I want to approximate how close is the greedy algorithm to the optimal solution for the Set Cover Problem, which I'm sure most of you are familiar with, but just in case, you can visit the link above.
The problem is NP-Hard, and I'm trying to find a bound on how well does the greedy algorithm perform.
I know it looks a lot, but please bare with me. I pretty much did most of the work, I'm just missing that last small piece.
Here is the pseudo code:
Input: $U$ - set of elements, $F$ - family of sets s.t. $\bigcup_{S\in F}S=U$
Output: $C$ - a family of sets; $C\subseteq F$ s.t. $\bigcup_{S\in C}S=U$
initially C is empty
while U is not empty do:
choose S from F that maximizes the cover of elements in U
add S to C
subtract S's elements from U
return C
The algorithm is pretty straight forward, and it is easy to see that it is indeed polynomial.
This is my attempt to approximate:
Claim 1: In a set $U$ of $m$ objects, that can be covered with $k$ sets, there has to be a set $S\subseteq U$ whose size is at least $\frac{1}{k}m$.

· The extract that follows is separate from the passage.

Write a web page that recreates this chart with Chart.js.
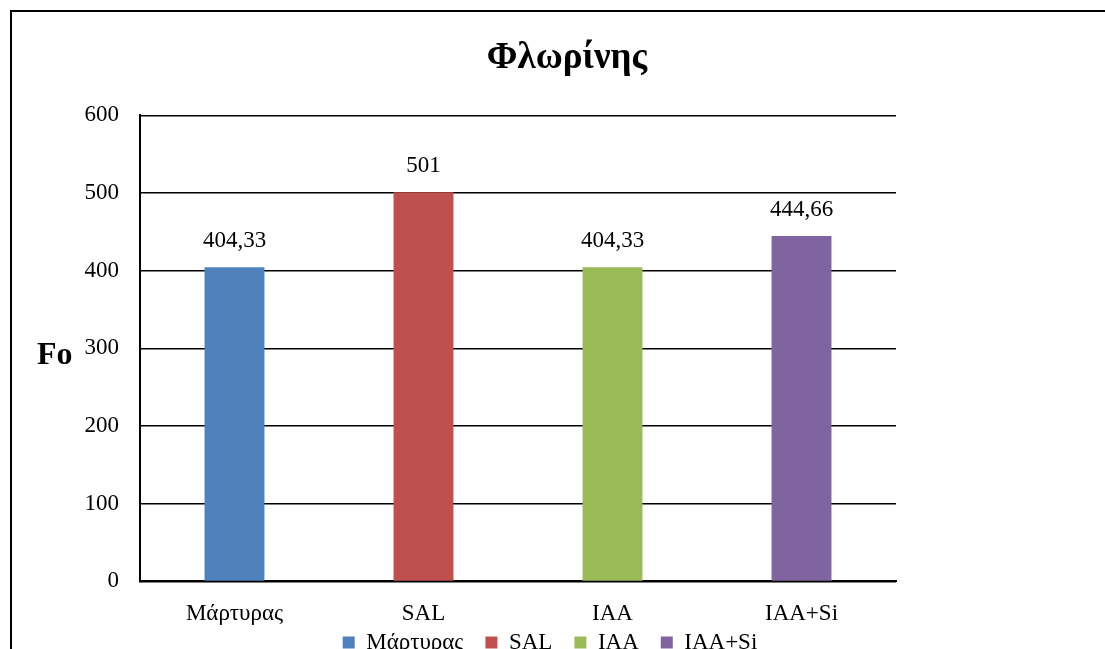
<!DOCTYPE html>
<html lang="el">
  <head>
    <meta charset="UTF-8" />
    <title>Φλωρίνης</title>
    <style>
      html, body { margin: 0; padding: 0; overflow: hidden; background: #fff; }
      #frame {
        position: absolute; left: 10px; top: 10px;
        width: 1120px; height: 700px;
        border-left: 2px solid #000; border-top: 2px solid #000;
      }
      #wrap { position: absolute; left: 12px; top: 12px; width: 1110px; height: 690px; }
    </style>
  </head>
  <body>
    <div id="frame"></div>
    <div id="wrap"><canvas id="myChart"></canvas></div>
  </body>
</html>
<script src="https://cdn.jsdelivr.net/npm/chart.js"></script>

<script>
  const categories = ["Μάρτυρας", "SAL", "IAA", "IAA+Si"];
  const values = [404.33, 501, 404.33, 444.66];
  const colors = ["#4F81BD", "#C0504D", "#9BBB59", "#8064A2"];
  const yTicks = [0, 100, 200, 300, 400, 500, 600];

  const serif = "'Liberation Serif', 'Times New Roman', serif";

  function fmt(v) {
    return String(v).replace(".", ",");
  }

  // value labels above the bars + horizontal "Fo" axis title
  const extras = {
    id: "extras",
    afterLayout(chart) {
      // legend sits closer to the axis labels than its item spacing allows
      chart.legend.top -= 38;
      chart.legend.bottom -= 38;
      chart.legend.left -= 17;
      chart.legend.right -= 17;
    },
    afterDatasetsDraw(chart) {
      const ctx = chart.ctx;
      const meta = chart.getDatasetMeta(0);
      ctx.save();
      ctx.fillStyle = "#000";
      ctx.font = "23px " + serif;
      ctx.textAlign = "center";
      ctx.textBaseline = "middle";
      meta.data.forEach((bar, i) => {
        ctx.fillText(fmt(values[i]), bar.x, bar.y - 26);
      });
      const area = chart.chartArea;
      ctx.font = "bold 32px " + serif;
      ctx.textAlign = "left";
      ctx.fillText("Fo", 25, (area.top + area.bottom) / 2 + 7);
      ctx.restore();
    },
  };

  const ctx = document.getElementById("myChart").getContext("2d");
  const myChart = new Chart(ctx, {
    type: "bar",
    data: {
      labels: categories,
      datasets: [
        {
          data: values,
          backgroundColor: colors,
          categoryPercentage: 1,
          barPercentage: 0.317,
        },
      ],
    },
    plugins: [extras],
    options: {
      responsive: true,
      maintainAspectRatio: false,
      animation: false,
      layout: { padding: 0 },
      plugins: {
        title: {
          display: true,
          text: "Φλωρίνης",
          color: "#000",
          font: { family: serif, size: 37, weight: "bold" },
          padding: { top: 24, bottom: 35 },
        },
        legend: {
          position: "bottom",
          labels: {
            color: "#000",
            font: { family: serif, size: 23 },
            boxWidth: 12,
            boxHeight: 12,
            padding: 22,
            generateLabels: (chart) =>
              categories.map((c, i) => ({
                text: c,
                fillStyle: colors[i],
                strokeStyle: colors[i],
                lineWidth: 0,
                index: i,
              })),
          },
        },
        tooltip: { enabled: false },
      },
      scales: {
        x: {
          grid: { display: false, drawTicks: false },
          border: { color: "#000", width: 2 },
          ticks: { color: "#000", font: { family: serif, size: 23 }, padding: 19 },
        },
        y: {
          min: 0,
          max: 600,
          afterBuildTicks: (scale) => {
            scale.ticks = yTicks.map((v) => ({ value: v }));
          },
          afterFit: (scale) => {
            scale.width = 128;
          },
          grid: { color: "#000", lineWidth: 1.5, drawTicks: false },
          border: { color: "#000", width: 2 },
          ticks: { color: "#000", font: { family: serif, size: 23 }, padding: 21 },
        },
        // empty right-hand space, as in the original sheet
        spacer: {
          type: "linear",
          position: "right",
          display: true,
          grid: { display: false },
          border: { display: false },
          ticks: { display: false },
          afterFit: (scale) => {
            scale.width = 226;
          },
        },
      },
    },
  });
</script>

Proof: Trivial. (I decided not to prove it)
A corollary is that given the situation described in that claim, the greedy algorithm will choose a set whose size is at least $\frac{1}{k}m$.

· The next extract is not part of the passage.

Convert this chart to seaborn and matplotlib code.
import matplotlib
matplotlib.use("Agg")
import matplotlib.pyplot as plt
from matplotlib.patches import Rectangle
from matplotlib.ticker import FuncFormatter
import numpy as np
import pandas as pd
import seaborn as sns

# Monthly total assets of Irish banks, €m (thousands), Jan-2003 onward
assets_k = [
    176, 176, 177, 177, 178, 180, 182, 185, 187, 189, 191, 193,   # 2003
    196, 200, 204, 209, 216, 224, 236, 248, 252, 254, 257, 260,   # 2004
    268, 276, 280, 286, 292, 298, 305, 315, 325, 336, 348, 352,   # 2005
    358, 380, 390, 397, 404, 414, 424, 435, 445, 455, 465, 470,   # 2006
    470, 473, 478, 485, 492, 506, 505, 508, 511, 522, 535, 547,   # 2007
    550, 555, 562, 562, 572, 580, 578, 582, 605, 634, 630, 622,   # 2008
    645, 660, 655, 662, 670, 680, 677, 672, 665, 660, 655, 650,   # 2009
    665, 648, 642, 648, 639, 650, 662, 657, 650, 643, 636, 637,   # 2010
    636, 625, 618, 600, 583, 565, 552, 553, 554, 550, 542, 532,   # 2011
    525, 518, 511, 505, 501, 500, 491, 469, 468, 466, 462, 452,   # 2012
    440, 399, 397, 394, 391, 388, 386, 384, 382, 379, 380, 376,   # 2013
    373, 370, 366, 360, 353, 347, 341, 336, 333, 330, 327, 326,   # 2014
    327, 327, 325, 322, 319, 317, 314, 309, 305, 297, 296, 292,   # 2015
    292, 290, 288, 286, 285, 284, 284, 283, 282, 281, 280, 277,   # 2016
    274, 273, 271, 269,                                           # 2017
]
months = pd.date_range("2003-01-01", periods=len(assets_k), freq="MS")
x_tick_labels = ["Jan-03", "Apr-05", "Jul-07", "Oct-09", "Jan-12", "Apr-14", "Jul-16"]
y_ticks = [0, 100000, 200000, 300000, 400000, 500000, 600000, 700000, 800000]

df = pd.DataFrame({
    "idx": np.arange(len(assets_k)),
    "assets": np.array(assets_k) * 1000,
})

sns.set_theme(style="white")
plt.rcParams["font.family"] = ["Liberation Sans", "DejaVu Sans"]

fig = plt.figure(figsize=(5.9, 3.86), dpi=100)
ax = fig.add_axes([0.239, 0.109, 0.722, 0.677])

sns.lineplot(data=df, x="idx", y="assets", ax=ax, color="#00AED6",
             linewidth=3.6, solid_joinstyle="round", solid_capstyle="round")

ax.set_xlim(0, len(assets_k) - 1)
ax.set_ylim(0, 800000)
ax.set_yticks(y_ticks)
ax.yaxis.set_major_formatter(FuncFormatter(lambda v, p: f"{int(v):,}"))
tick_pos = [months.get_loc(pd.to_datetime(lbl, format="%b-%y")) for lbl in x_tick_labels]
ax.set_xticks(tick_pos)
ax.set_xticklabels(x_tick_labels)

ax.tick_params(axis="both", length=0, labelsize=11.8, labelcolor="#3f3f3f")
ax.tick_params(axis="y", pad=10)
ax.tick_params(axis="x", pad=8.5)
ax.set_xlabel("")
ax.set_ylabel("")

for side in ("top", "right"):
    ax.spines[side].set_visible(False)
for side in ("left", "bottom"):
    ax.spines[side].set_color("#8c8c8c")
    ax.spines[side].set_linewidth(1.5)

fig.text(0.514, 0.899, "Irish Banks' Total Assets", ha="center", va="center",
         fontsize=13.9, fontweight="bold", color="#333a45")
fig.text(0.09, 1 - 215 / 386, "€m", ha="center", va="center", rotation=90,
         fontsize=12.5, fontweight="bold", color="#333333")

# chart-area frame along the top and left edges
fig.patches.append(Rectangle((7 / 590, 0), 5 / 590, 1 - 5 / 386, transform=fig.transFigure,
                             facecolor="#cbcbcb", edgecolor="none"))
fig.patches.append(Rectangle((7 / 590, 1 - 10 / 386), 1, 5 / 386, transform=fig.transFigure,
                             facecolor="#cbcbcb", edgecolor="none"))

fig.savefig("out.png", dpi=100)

Claim 2: Given a universe $U$, if there exist a cover of size $k$, then after $k$ iterations, the greedy algorithm will cover at least half of the elements, meaning at least $\frac{1}{2}n$ elements.

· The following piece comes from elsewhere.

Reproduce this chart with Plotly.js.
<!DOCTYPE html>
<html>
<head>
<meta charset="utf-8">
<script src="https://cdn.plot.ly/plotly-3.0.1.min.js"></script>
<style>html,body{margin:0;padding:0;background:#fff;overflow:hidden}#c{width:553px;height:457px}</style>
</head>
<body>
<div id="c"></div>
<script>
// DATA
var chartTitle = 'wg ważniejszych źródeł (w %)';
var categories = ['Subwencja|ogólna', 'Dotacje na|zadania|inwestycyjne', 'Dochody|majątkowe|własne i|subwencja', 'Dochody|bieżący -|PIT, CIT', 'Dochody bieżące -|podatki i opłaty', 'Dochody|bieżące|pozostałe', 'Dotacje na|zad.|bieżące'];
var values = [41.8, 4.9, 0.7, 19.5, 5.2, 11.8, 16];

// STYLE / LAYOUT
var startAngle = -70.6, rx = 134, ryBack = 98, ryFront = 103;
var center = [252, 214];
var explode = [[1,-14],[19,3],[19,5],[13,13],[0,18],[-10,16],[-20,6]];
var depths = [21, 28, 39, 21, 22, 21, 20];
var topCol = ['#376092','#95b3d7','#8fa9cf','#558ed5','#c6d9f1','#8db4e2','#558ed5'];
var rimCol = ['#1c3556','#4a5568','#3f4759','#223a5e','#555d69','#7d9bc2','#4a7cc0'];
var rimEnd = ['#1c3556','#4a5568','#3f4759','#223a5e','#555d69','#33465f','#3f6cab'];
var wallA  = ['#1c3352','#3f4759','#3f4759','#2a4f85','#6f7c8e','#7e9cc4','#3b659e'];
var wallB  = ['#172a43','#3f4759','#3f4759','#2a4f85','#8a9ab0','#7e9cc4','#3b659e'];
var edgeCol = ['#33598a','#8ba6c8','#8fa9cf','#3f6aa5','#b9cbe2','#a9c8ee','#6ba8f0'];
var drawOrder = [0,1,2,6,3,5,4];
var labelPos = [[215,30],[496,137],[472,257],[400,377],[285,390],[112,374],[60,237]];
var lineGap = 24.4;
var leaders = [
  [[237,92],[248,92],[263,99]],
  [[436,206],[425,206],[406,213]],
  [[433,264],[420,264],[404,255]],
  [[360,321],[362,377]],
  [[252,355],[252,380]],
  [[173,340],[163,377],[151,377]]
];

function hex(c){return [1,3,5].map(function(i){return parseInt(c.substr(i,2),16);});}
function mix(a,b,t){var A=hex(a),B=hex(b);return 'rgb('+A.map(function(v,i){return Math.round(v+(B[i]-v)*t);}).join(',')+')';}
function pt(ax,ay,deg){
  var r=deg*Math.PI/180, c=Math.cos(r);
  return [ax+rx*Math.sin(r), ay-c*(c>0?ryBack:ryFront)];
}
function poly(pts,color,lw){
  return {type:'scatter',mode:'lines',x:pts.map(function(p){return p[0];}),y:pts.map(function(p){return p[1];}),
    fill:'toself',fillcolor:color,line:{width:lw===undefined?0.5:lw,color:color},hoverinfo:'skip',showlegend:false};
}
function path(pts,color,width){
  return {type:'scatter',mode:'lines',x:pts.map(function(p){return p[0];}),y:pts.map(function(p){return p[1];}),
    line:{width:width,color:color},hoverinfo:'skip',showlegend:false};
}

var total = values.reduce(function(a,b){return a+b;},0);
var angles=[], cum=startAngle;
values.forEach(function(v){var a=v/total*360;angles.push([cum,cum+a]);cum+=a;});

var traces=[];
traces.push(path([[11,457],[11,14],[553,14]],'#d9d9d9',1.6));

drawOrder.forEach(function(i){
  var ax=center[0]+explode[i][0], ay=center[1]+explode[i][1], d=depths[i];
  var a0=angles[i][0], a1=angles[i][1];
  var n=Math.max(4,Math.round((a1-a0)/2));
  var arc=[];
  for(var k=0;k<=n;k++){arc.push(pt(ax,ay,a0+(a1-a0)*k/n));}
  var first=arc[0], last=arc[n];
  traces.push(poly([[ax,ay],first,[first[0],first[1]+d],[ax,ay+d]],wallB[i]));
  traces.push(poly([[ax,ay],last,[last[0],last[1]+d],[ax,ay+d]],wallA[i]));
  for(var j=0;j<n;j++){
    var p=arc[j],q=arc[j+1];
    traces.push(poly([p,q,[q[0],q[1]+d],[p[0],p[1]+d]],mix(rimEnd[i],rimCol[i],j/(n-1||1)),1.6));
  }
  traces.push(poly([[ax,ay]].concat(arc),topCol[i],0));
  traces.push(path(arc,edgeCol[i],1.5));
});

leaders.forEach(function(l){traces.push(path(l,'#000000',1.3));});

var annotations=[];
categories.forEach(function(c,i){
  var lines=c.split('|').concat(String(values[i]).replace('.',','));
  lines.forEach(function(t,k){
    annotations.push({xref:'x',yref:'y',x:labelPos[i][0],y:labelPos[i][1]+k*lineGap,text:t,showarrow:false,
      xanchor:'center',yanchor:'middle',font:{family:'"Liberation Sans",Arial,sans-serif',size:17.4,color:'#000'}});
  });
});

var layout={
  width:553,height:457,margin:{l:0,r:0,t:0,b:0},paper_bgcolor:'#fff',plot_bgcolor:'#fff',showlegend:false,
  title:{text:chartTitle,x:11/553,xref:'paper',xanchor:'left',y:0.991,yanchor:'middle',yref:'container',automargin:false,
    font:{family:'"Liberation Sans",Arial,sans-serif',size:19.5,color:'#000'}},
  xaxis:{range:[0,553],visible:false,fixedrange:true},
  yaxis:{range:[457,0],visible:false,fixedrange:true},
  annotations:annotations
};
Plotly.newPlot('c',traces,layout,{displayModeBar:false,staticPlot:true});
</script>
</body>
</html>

Proof: By claim 1, in the first iteration the algorithm will cover at least $\frac{1}{k}n$ elements. Upon entering the second iteration, there are at most $n-n\frac{1}{k}$ elements, and so the greedy algorithm will at least cover additional $\frac{1}{k}(n-n\frac{1}{k})$ elements. In general, on the $i$'th iteration, the algorithm will cover $\frac{1}{k}(n-n\frac{i-1}{k})$ elements. So after $k$ iterations:
$$\sum_{i=1}^{k}\frac{1}{k}(n-n\frac{i-1}{k})=\sum_{i=0}^{k-1}\frac{1}{k}(n-n\frac{i}{k})$$
$$=\sum_{i=0}^{k-1}\frac{n}{k}-\sum_{i=0}^{k-1}\frac{ni}{k^2}=n-\frac{n}{k^2}\sum_{i=0}^{k-1}i$$
$$=n-\frac{n}{k^2}(\frac{k(k-1)}{2})=n-\frac{n}{2}(\frac{k-1}{k})\geq\frac{1}{2}n$$
OK, now this is where I need help: I know that in the first $k$ iterations, the algorithm picks at least half of the elements. After another $k$ iterations, another half was covered, out of what's left (meaning another $\frac{1}{4}n$). So in general, I know that the bound is $k\log n$, I just can't figure out how to formalize it.
What formula represents this behaviour? $T(ki)=T(\frac{1}{2^i}n)$ and solve for $i$? It didn't work...
What formula or equation should I solve to actually show that the number of iterations is bounded by $k\log n$?